**Exercise material**
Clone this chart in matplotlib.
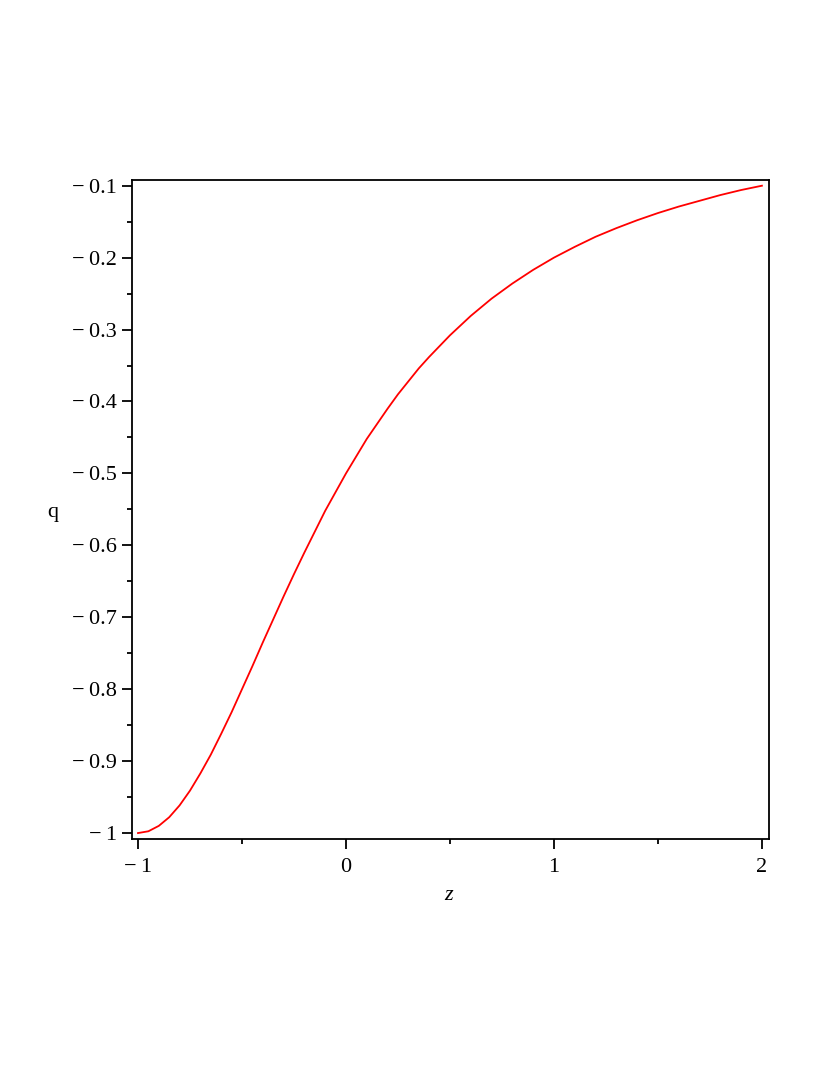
import numpy as np
import matplotlib.pyplot as plt
from matplotlib.ticker import FixedLocator, MultipleLocator

# Values
z_vals = [-1.0, -0.95, -0.9, -0.85, -0.8, -0.75, -0.7, -0.65, -0.6, -0.55, -0.5,
          -0.45, -0.4, -0.35, -0.3, -0.25, -0.2, -0.15, -0.1, -0.05,
          0.0, 0.05, 0.1, 0.15, 0.2, 0.25, 0.3, 0.35, 0.4, 0.5, 0.6, 0.7, 0.8, 0.9,
          1.0, 1.1, 1.2, 1.3, 1.4, 1.5, 1.6, 1.7, 1.8, 1.9, 2.0]
q_vals = [-1.0, -0.9975, -0.990, -0.978, -0.9615, -0.941, -0.917, -0.891, -0.862,
          -0.832, -0.800, -0.768, -0.735, -0.703, -0.671, -0.640, -0.610, -0.581,
          -0.552, -0.526, -0.500, -0.476, -0.452, -0.431, -0.410, -0.390, -0.372,
          -0.354, -0.338, -0.308, -0.281, -0.257, -0.236, -0.217, -0.200, -0.185,
          -0.171, -0.159, -0.148, -0.138, -0.129, -0.121, -0.113, -0.106, -0.100]

x_ticks = [-1, 0, 1, 2]
y_ticks = [-1.0, -0.9, -0.8, -0.7, -0.6, -0.5, -0.4, -0.3, -0.2, -0.1]


def fmt(v):
    s = '%g' % abs(v)
    return ('\u2212\u2009' + s) if v < 0 else s


plt.rcParams['font.family'] = 'serif'
plt.rcParams['font.serif'] = ['Liberation Serif']

fig = plt.figure(figsize=(8.3, 10.75), dpi=100)
ax = fig.add_axes([0.159, 0.2195, 0.7675, 0.6131])

ax.plot(z_vals, q_vals, color='#ff0000', lw=1.3)

ax.set_xlim(-1.029, 2.034)
ax.set_ylim(-1.0083, -0.092)

ax.xaxis.set_major_locator(FixedLocator(x_ticks))
ax.yaxis.set_major_locator(FixedLocator(y_ticks))
ax.set_xticklabels([fmt(v) for v in x_ticks])
ax.set_yticklabels([fmt(v) for v in y_ticks])
ax.xaxis.set_minor_locator(MultipleLocator(0.5))
ax.yaxis.set_minor_locator(MultipleLocator(0.05))

ax.tick_params(which='major', direction='out', length=7, width=1.3,
               labelsize=16, color='black')
ax.tick_params(which='minor', direction='out', length=3.5, width=1.3)
ax.tick_params(axis='x', which='major', pad=7)
ax.tick_params(axis='y', which='major', pad=4)

for sp in ax.spines.values():
    sp.set_linewidth(1.3)

ax.set_xlabel('z', fontsize=16, style='italic', va='baseline', ha='center')
ax.set_ylabel('q', fontsize=16, rotation=0, va='baseline', ha='center')
ax.xaxis.set_label_coords(0.497, -0.0926)
ax.yaxis.set_label_coords(-0.124, 0.4886)

fig.savefig('out.png', dpi=100)
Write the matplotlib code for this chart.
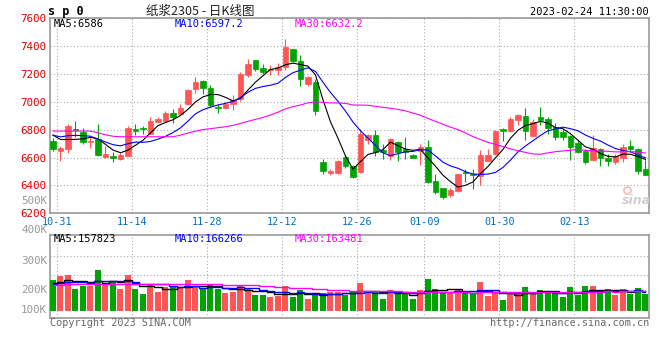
import numpy as np
import pandas as pd
import matplotlib
matplotlib.use('Agg')
import matplotlib.pyplot as plt

W, H = 660, 360

# trading days shown (10-28 .. 02-24), holidays removed
holidays = ['2023-01-02', '2023-01-23', '2023-01-24', '2023-01-25', '2023-01-26', '2023-01-27']
dates = [d for d in pd.bdate_range('2022-10-28', '2023-02-24') if d.strftime('%Y-%m-%d') not in holidays]
tick_labels = ['10-31', '11-14', '11-28', '12-12', '12-26', '01-09', '01-30', '02-13']

open_ = [6717, 6648, 6658, 6806, 6784, 6708, 6732, 6605, 6610, 6591,
         6612, 6806, 6815, 6767, 6856, 6863, 6918, 6915, 6987, 7092,
         7147, 7101, 6965, 6958, 6987, 7016, 7190, 7297, 7240, 7228,
         7228, 7249, 7376, 7292, 7125, 7140, 6565, 6486, 6490, 6601,
         6536, 6497, 6722, 6763, 6657, 6613, 6710, 6661, 6620, 6645,
         6673, 6432, 6378, 6328, 6359, 6499, 6482, 6468, 6577, 6626,
         6804, 6792, 6869, 6898, 6755, 6888, 6874, 6821, 6784, 6755,
         6705, 6649, 6584, 6661, 6596, 6570, 6596, 6681, 6661, 6516]
high = [6739, 6684, 6839, 6863, 6815, 6748, 6837, 6682, 6641, 6634,
        6825, 6839, 6827, 6891, 6887, 6932, 6946, 6987, 7094, 7178,
        7154, 7118, 6987, 6999, 7047, 7213, 7309, 7302, 7273, 7261,
        7280, 7452, 7380, 7335, 7182, 7160, 6590, 6515, 6585, 6618,
        6545, 6806, 6770, 6794, 6700, 6741, 6715, 6746, 6623, 6698,
        6722, 6480, 6378, 6378, 6485, 6516, 6516, 6657, 6661, 6795,
        6809, 6893, 6912, 6954, 6874, 6961, 6893, 6845, 6801, 6762,
        6722, 6661, 6758, 6666, 6625, 6625, 6698, 6727, 6666, 6584]
low = [6646, 6574, 6634, 6748, 6694, 6665, 6610, 6593, 6565, 6582,
       6610, 6760, 6765, 6765, 6851, 6856, 6848, 6911, 6975, 7063,
       7054, 6963, 6920, 6949, 6944, 7006, 7178, 7221, 7197, 7194,
       7194, 7230, 7285, 7116, 7111, 6903, 6480, 6478, 6480, 6528,
       6456, 6492, 6698, 6613, 6590, 6584, 6577, 6589, 6596, 6545,
       6415, 6335, 6303, 6318, 6354, 6424, 6376, 6400, 6577, 6621,
       6719, 6784, 6833, 6724, 6755, 6833, 6772, 6724, 6724, 6581,
       6631, 6553, 6577, 6541, 6541, 6553, 6565, 6637, 6480, 6478]
close = [6660, 6670, 6825, 6800, 6713, 6715, 6617, 6624, 6598, 6617,
         6808, 6792, 6803, 6863, 6877, 6918, 6891, 6958, 7082, 7142,
         7101, 6975, 6956, 6982, 7011, 7197, 7273, 7237, 7213, 7235,
         7249, 7392, 7292, 7163, 7177, 6934, 6500, 6505, 6575, 6540,
         6463, 6770, 6763, 6642, 6642, 6734, 6642, 6642, 6598, 6673,
         6424, 6352, 6318, 6366, 6480, 6487, 6473, 6618, 6620, 6790,
         6787, 6876, 6905, 6789, 6857, 6869, 6809, 6748, 6748, 6678,
         6636, 6570, 6666, 6593, 6577, 6613, 6673, 6661, 6505, 6478]
volume = [256000, 289000, 297000, 182000, 207000, 209000, 339000, 229000, 248000, 182000,
          297000, 182000, 140000, 223000, 157000, 196000, 209000, 188000, 256000, 196000,
          182000, 223000, 182000, 149000, 157000, 212000, 182000, 132000, 132000, 116000,
          126000, 207000, 116000, 173000, 99000, 135000, 149000, 157000, 157000, 132000,
          154000, 231000, 146000, 165000, 99000, 173000, 146000, 146000, 99000, 173000,
          264310, 181760, 146230, 145870, 173420, 146590, 139850, 240160, 126340, 145980,
          90870, 146120, 145760, 198230, 146450, 173180, 164920, 154370, 115890, 195470,
          130860, 204120, 203760, 150915, 183890, 131240, 178350, 142970, 193880, 142675]

# sessions before 10-28 (only feed the moving averages)
close_before = [6675, 6818, 6806, 6710, 6719, 6977, 7074, 6898, 6737, 6812,
                6788, 6806, 6858, 6881, 6914, 6894, 6598, 6632, 6752, 6741,
                6790, 6745, 6775, 6730, 6760, 6825, 6825, 6795, 6695]
volume_before = [198000, 225000, 187000, 240000, 206000, 215000, 232000, 190000, 201000, 228000,
                 214000, 196000, 243000, 205000, 188000, 219000, 210000, 224000, 197000, 172000,
                 226000, 205000, 231000, 212000, 216000, 241000, 219000, 236000, 218000]

RED = '#ff5555'
GREEN = '#00a400'
MONO = 'DejaVu Sans Mono'


def moving_average(before, values, n):
    s = pd.Series(list(before) + list(values), dtype=float)
    return s.rolling(n).mean().to_numpy()[len(before):]


def fmt_price(v):
    return f'{v:.1f}'.rstrip('0').rstrip('.')


def fig_xy(x, y):
    return x / W, 1 - y / H


o, h, l, c = map(np.array, (open_, high, low, close))
vol = np.array(volume)
idx = np.arange(len(close))
up = c >= o
colors = np.where(up, RED, GREEN)

ma = {n: moving_average(close_before, close, n) for n in (5, 10, 30)}
vma = {n: moving_average(volume_before, volume, n) for n in (5, 10, 30)}
ma_colors = {5: 'black', 10: '#0000ff', 30: '#ff00ff'}

labels = [d.strftime('%m-%d') for d in dates]
tick_idx = [labels.index(t) for t in tick_labels]

fig = plt.figure(figsize=(W / 100, H / 100), dpi=100)
ax = fig.add_axes([50 / W, 1 - 213.3 / H, 599 / W, (213.3 - 18) / H])
axv = fig.add_axes([50 / W, 1 - 317.7 / H, 599 / W, (317.7 - 234.7) / H])

for a in (ax, axv):
    a.set_xlim(-0.4, 79.47)
    for s in a.spines.values():
        s.set_color('#999999')
        s.set_linewidth(1.2)
    a.set_xticks([i - 0.5 for i in tick_idx])
    a.grid(True, axis='x', color='#aaaaaa', linestyle=(0, (1, 2)), linewidth=0.8)
    a.tick_params(length=0)

# candles
ax.vlines(idx, l, h, colors=colors, linewidth=0.8, zorder=3)
body = np.maximum(np.abs(c - o), 3)
ax.bar(idx, body, bottom=np.minimum(o, c), width=0.76, color=colors,
       edgecolor=colors, linewidth=0.5, zorder=4)
for n in (5, 10, 30):
    ax.plot(idx, ma[n], color=ma_colors[n], linewidth=0.8, zorder=5)

ax.set_ylim(6200, 7600)
ax.set_yticks(np.arange(6200, 7601, 200))
ax.set_yticklabels([str(v) for v in range(6200, 7601, 200)], color='#e00000',
                   fontsize=7.8, family=MONO)
ax.grid(True, axis='y', color='#aaaaaa', linestyle=(0, (1, 2)), linewidth=0.8)
ax.set_xticklabels(tick_labels, color='#0070c0', fontsize=7.3, family=MONO)
ax.tick_params(axis='y', pad=3)
ax.tick_params(axis='x', pad=3)
ax.set_axisbelow(True)

# volume
axv.bar(idx, vol, width=0.8, color=colors, zorder=3)
for n in (5, 10, 30):
    axv.plot(idx, vma[n], color=ma_colors[n], linewidth=1.0, drawstyle='steps-mid', zorder=4)
axv.set_ylim(-55000, 630000)
axv.set_yticks([])
axv.set_xticklabels([])
for f in (0.514, 0.747):
    axv.plot([0, 1], [f, f], transform=axv.transAxes, color='#aaaaaa',
             linestyle=(0, (1, 2)), linewidth=0.8, zorder=1)

# MA captions
ma_x = {5: 54, 10: 175, 30: 295}
for n in (5, 10, 30):
    fig.text(*fig_xy(ma_x[n], 24), f'MA{n}:{fmt_price(ma[n][-1])}', color=ma_colors[n],
             fontsize=7.5, family=MONO, va='center', ha='left')
    fig.text(*fig_xy(ma_x[n], 238.5), f'MA{n}:{vma[n][-1]:.0f}', color=ma_colors[n],
             fontsize=7.5, family=MONO, va='center', ha='left')

# volume axis labels (as placed in the original)
for txt, y in [('500K', 200.5), ('400K', 230), ('300K', 261), ('200K', 290), ('100K', 310)]:
    fig.text(*fig_xy(47, y), txt, color='#999999', fontsize=7.8, family=MONO,
             ha='right', va='center')

# header
fig.text(*fig_xy(48, 11), 's p 0', fontsize=8.5, family=MONO, fontweight='bold',
         ha='left', va='center')
fig.text(*fig_xy(200, 11), '纸浆2305 - 日K线图', fontsize=9,
         family=['Noto Sans CJK SC', 'DejaVu Sans'], color='#222222', ha='center', va='center')
fig.text(*fig_xy(649, 12), dates[-1].strftime('%Y-%m-%d') + ' 11:30:00', fontsize=7.5,
         family=MONO, ha='right', va='center')

# footer
fig.text(*fig_xy(50, 323.5), 'Copyright 2023 SINA.COM', fontsize=7.3, family=MONO,
         color='#666666', ha='left', va='center')
fig.text(*fig_xy(649, 323.5), 'http://finance.sina.com.cn', fontsize=7.3, family=MONO,
         color='#666666', ha='right', va='center')

# sina watermark
fig.text(*fig_xy(636, 200), 'sina', fontsize=9, fontweight='bold', style='italic',
         color='#cfcfcf', ha='center', va='center')
ax.plot([0.963], [0.12], marker='o', transform=ax.transAxes, mfc='none',
        mec='#f2c4c4', ms=5, mew=1.5, clip_on=False)

fig.savefig('out.png', dpi=100)
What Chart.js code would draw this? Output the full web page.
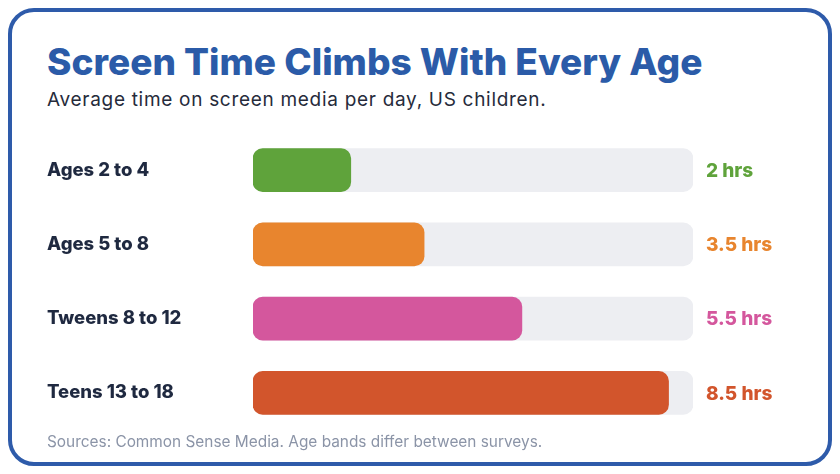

**What this task involves**
Up to and including the line with "from matplotlib.ticker import", copy the data above from its first line. Skip pictures.

**Solution for this problem**
Clone this chart in matplotlib.
import numpy as np
import matplotlib.pyplot as plt
from matplotlib.ticker import FixedLocator, MultipleLocator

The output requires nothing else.